Rotherham child abuse scandal: Threats and collusion kept justice at bay


The child victim had been repeatedly raped before she found the courage to report her story to the police. She had tried to escape, but the perpetrators had broken her brother’s legs and smashed the windows of her parent’s home as a warning.

When she finally visited the police station, she received a text from her main abuser who made it perfectly clear what would happen to her 11-year-old sister if she spoke out. “Your choice,” he wrote repeatedly – and the girl refused to give a statement.

The case – from 2001 and detailed in today’s independent report – was the last straw for the Home Office researcher who had persuaded the young victim to go to the police. She wrote to the chief constable of South Yorkshire police and at a subsequent meeting with a senior officer and council staff was firmly told never to do such a thing again. When she handed in her research data to the Home Office, the council suspended her erroneously, and then sidelined her so that her part of a report on prostitution was never completed.

The story highlights the atmosphere of cover-up and collusion at Rotherham Council. Nobody in the upper echelons of the child-care system could say they were not aware of the raft of warnings. But a collective failure of leadership meant continued, well-founded warnings about the widespread sexual abuse of children were suppressed, ignored or played down because of short-term political considerations.

The priority in Rotherham was jobs and investment and, to some senior figures, any focus on child sexual exploitation was an unwelcome sideshow. In one extraordinary episode in 2009, a senior unnamed official shouted and swore through an hour-long meeting as he complained that Rotherham had “too many looked-after children” which accounted for the council’s spending problems.

Video: Rotherham abuse victim speaks out

The report highlights the highly dysfunctional atmosphere among both officers and councillors which led to the “blatant” failure of its leadership. One person told the inquiry team “the member barometer re sexual matters was skewed”.

The report details an atmosphere of bullying, machismo and sexism at a council where senior women officers were not welcomed and difficult issues of rape and sexual exploitation of children could not be discussed. It heard evidence that the council was a “very grubby environment” in which to work where one woman was encouraged to wear shorter skirts to get on and a senior member said women were fit only for “cooking, washing and darning”.

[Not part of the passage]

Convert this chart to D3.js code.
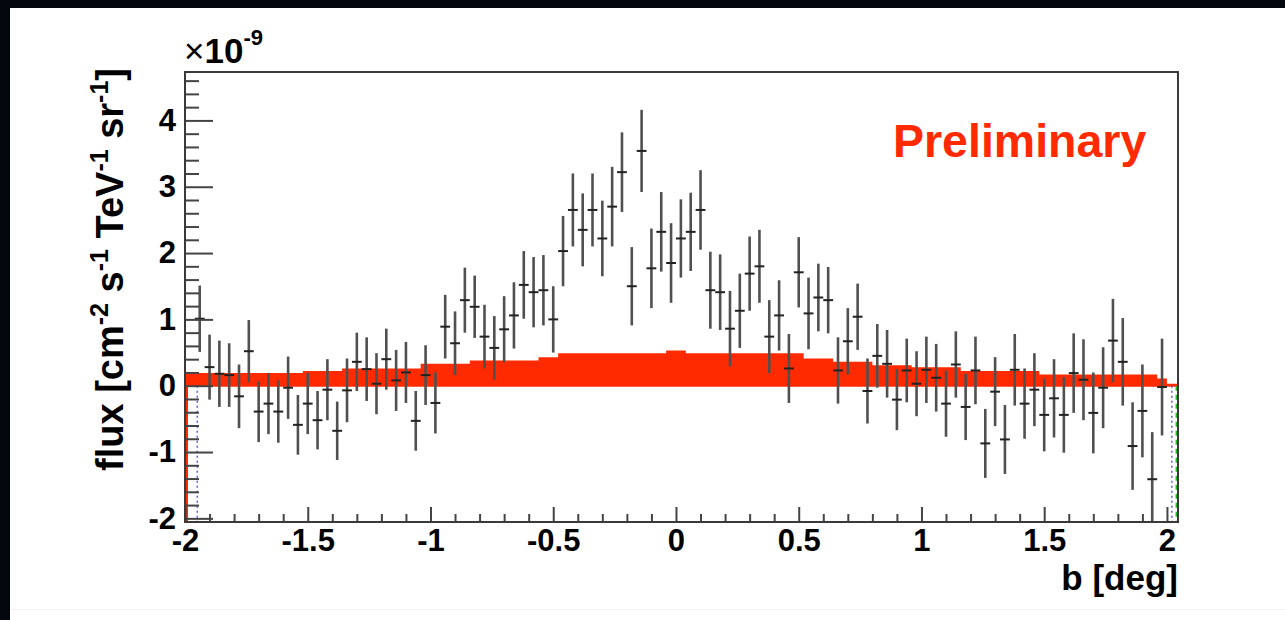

And yet Professor Alexis Jay said that three reports in 2002, 2003 and 2006 could not have been clearer in their description of what was going on. The first was suppressed because senior council officials did not believe the evidence. The next two, that linked child abuse and drugs, were ignored.

Police colluded with the council’s inaction. The report said that officers from the South Yorkshire force regarded “many child victims with contempt”. The report heard of two cases where fathers tracked down their daughters and tried to remove them from houses where they were being abused only to be arrested themselves when police were called.

The councillor with responsibility for children’s services in Rotherham for part of the period covered by the report was Shaun Wright, the current police and crime commissioner – the elected watchdog – of the force. Political opponents called on him to consider his position.

The attacks were carried out predominantly by Asian gangs, but some staff at the council were nervous about identifying the ethnic origins of the attackers for fear of being called racists. Others said they had clear direction from their managers not to do so, according to the report.

Some councillors believed it was a one-off problem – dispelled most clearly today by Professor Jay’s verdict on the scale of the abuse that went largely ignored by most of the people that mattered for more than a decade.